* EXERCISE DETAILS *
All the data below goes into the copy word for word, but the pictures don't.

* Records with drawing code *
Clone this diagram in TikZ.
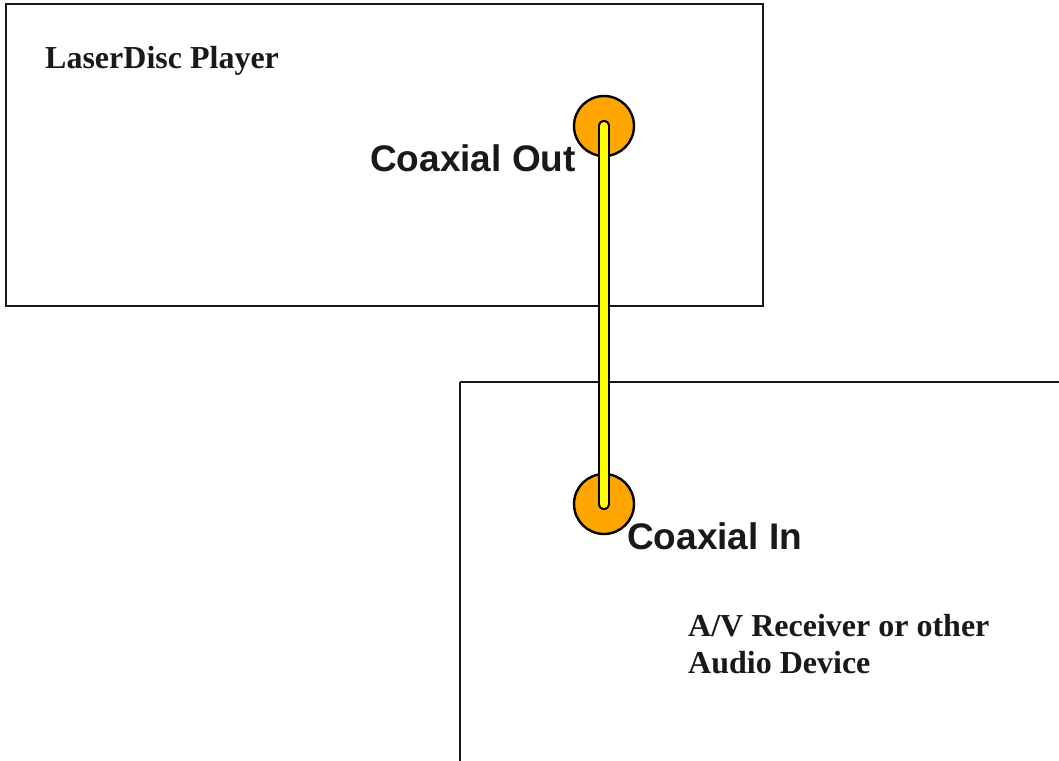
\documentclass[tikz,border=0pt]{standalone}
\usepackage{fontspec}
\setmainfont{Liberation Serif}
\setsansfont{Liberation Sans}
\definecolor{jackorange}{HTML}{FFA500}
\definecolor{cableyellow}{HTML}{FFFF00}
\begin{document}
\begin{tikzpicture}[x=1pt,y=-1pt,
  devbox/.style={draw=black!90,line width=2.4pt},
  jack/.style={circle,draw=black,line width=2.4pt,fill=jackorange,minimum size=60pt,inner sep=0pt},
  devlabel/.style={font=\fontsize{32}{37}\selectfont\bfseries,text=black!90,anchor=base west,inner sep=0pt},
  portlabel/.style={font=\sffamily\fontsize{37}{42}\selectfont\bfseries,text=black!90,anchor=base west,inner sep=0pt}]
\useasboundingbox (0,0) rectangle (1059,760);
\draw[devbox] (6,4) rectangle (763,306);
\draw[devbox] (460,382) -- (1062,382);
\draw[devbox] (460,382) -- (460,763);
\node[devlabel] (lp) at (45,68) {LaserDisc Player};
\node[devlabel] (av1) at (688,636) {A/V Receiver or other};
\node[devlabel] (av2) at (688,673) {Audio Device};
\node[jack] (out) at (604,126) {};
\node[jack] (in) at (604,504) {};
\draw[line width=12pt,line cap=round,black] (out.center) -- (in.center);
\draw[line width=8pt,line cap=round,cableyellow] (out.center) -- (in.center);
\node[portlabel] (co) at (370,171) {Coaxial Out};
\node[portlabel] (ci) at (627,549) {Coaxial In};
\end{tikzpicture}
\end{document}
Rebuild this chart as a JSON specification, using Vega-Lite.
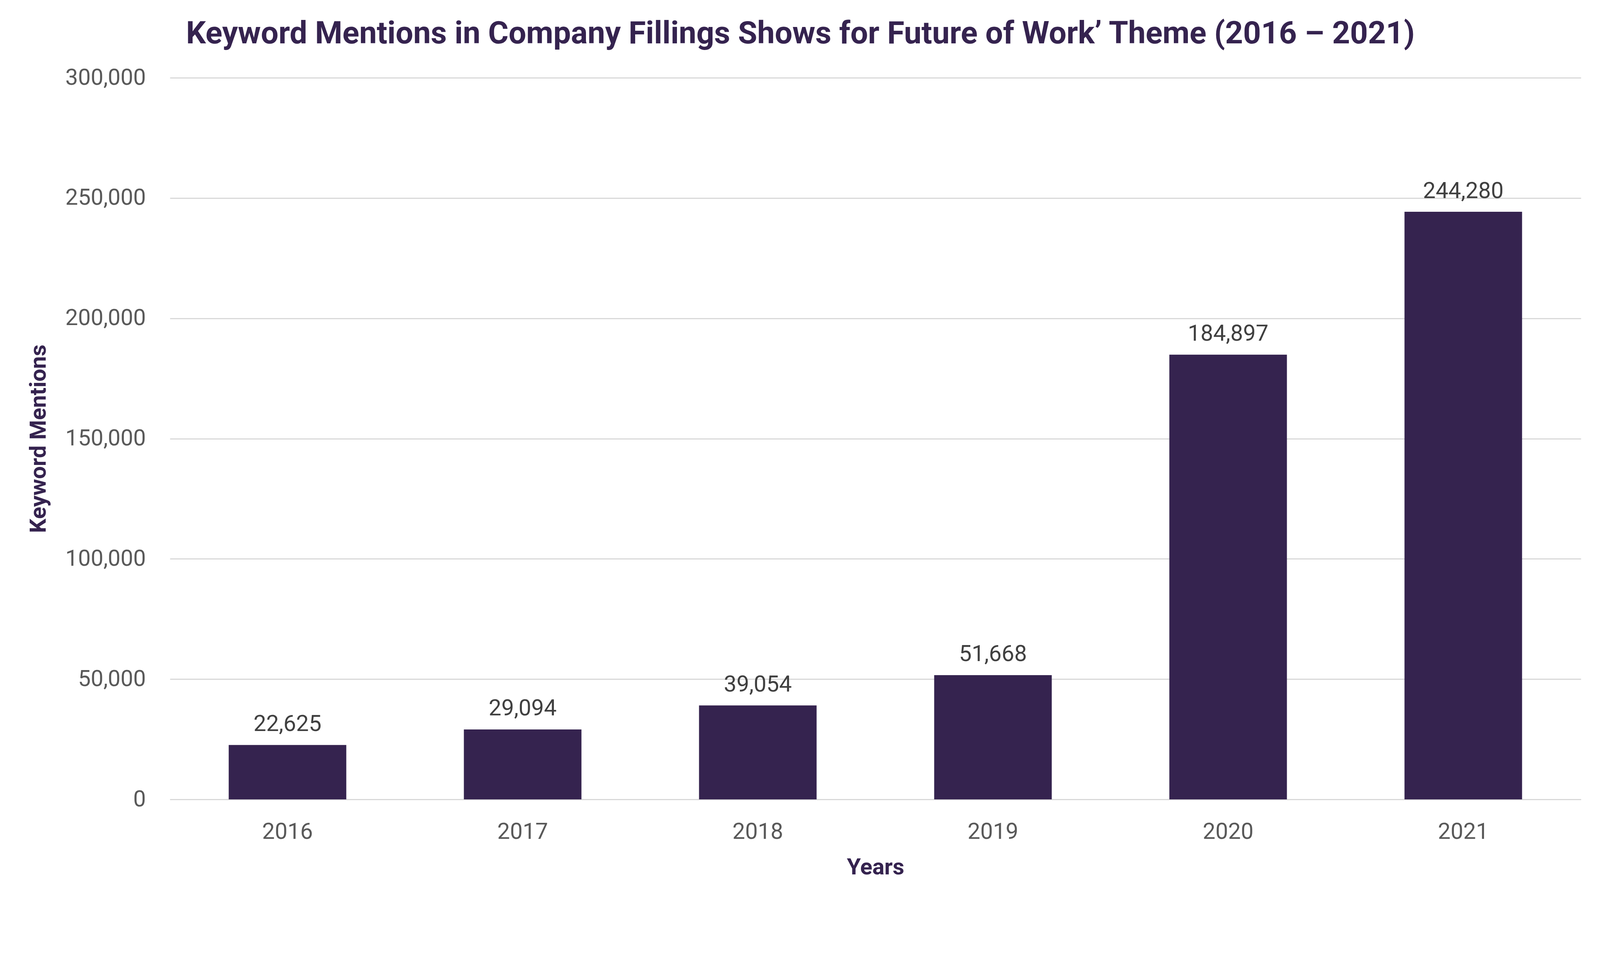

* THE OUTPUT *
Clone this diagram in TikZ.
\documentclass[tikz,border=0pt]{standalone}
\usepackage{fontspec}
\setmainfont{Liberation Serif}
\setsansfont{Liberation Sans}
\definecolor{jackorange}{HTML}{FFA500}
\definecolor{cableyellow}{HTML}{FFFF00}
\begin{document}
\begin{tikzpicture}[x=1pt,y=-1pt,
  devbox/.style={draw=black!90,line width=2.4pt},
  jack/.style={circle,draw=black,line width=2.4pt,fill=jackorange,minimum size=60pt,inner sep=0pt},
  devlabel/.style={font=\fontsize{32}{37}\selectfont\bfseries,text=black!90,anchor=base west,inner sep=0pt},
  portlabel/.style={font=\sffamily\fontsize{37}{42}\selectfont\bfseries,text=black!90,anchor=base west,inner sep=0pt}]
\useasboundingbox (0,0) rectangle (1059,760);
\draw[devbox] (6,4) rectangle (763,306);
\draw[devbox] (460,382) -- (1062,382);
\draw[devbox] (460,382) -- (460,763);
\node[devlabel] (lp) at (45,68) {LaserDisc Player};
\node[devlabel] (av1) at (688,636) {A/V Receiver or other};
\node[devlabel] (av2) at (688,673) {Audio Device};
\node[jack] (out) at (604,126) {};
\node[jack] (in) at (604,504) {};
\draw[line width=12pt,line cap=round,black] (out.center) -- (in.center);
\draw[line width=8pt,line cap=round,cableyellow] (out.center) -- (in.center);
\node[portlabel] (co) at (370,171) {Coaxial Out};
\node[portlabel] (ci) at (627,549) {Coaxial In};
\end{tikzpicture}
\end{document}
Rebuild this chart as a JSON specification, using Vega-Lite.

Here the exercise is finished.